1 Reply Latest reply on Jul 18, 2008 2:57 PM by [Jongware]

    Scripting and history.

    GagnonEric Level 1
      It's not much a question or even a complaint.. more of a observation.

      I have been given a feedback this week on a problem that the scripted tools (i bring in production) is creating. They are fully aware of the time (and boring repetitive work) i save them.. but in the end when things works well, what user notice is what is not working (like me here posting about this problem when Indesign really brings a lot to my work! ;)ah! ah!)

      Users (graphist, designers) LOVE the very generous Undo of indesign (i'm not sure if there is a limit?), but using script often make it impossible to go back as some of my more complex script generate alot of action in the history.

      Command-z will only revert the last action that the script did. That make sense to me as a programmer, but not to them because when they use the palette of tool and click on a button (say "adjust xyz"), it's not different to them as using a native align button in Indesign (they would expect the same behavior in both situation: Command-z = back to what the document was before using the button.

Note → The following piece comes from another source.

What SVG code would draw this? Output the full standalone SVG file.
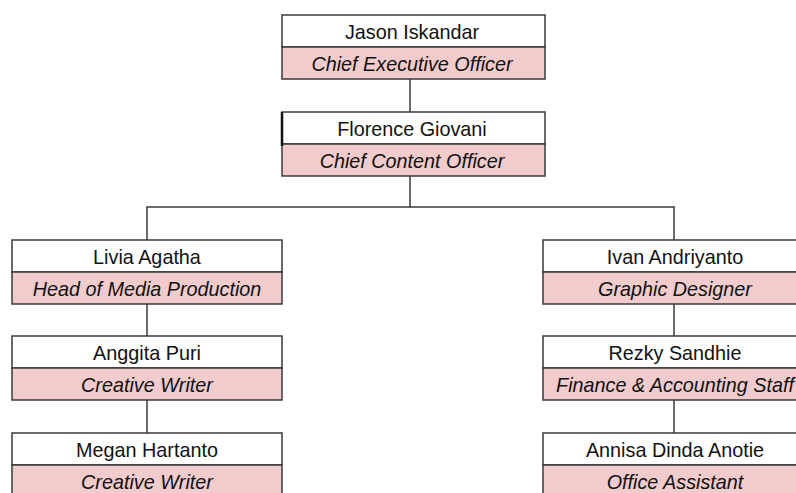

      Maybe using the c++ SDK would give a thighter control on how automating operations get recorded in the history??

      Eric
        • 1. Re: Scripting and history.
          [Jongware] Most Valuable Participant
          >Maybe using the c++ SDK would give a thighter control on how automating operations get recorded in the history??

          Absolutely.
          Because Peter Kahrel's original (CS) script for inserting foreign characters ran slower and slower in CS, the more I moved towards the end of a long story, I decided to re-write it in C++ as a proper plug-in. Freebie #1 was it inserted itself into any menu I wanted (I put it in the Type menu). Freebie #2 was it appeared in the Keyboard Shortcut Editor, so I could add a custom shortcut key. #3 was that the edit box to enter a character code in suddenly had developed a memory: it remembered the last one entered, all by itself. And finally (to get to the point :-) ), as the plugin was named "Insert Special Character", the Undo was called "Undo Insert Special Character". All courtesy of the plugin framework!

          (Writing plugins got a bit more complicated in CS2, then even more so in CS3. Fortunately, the scripting engine has been sped up so much I now can use the original script again! But I really miss the extra features the plugin version had.)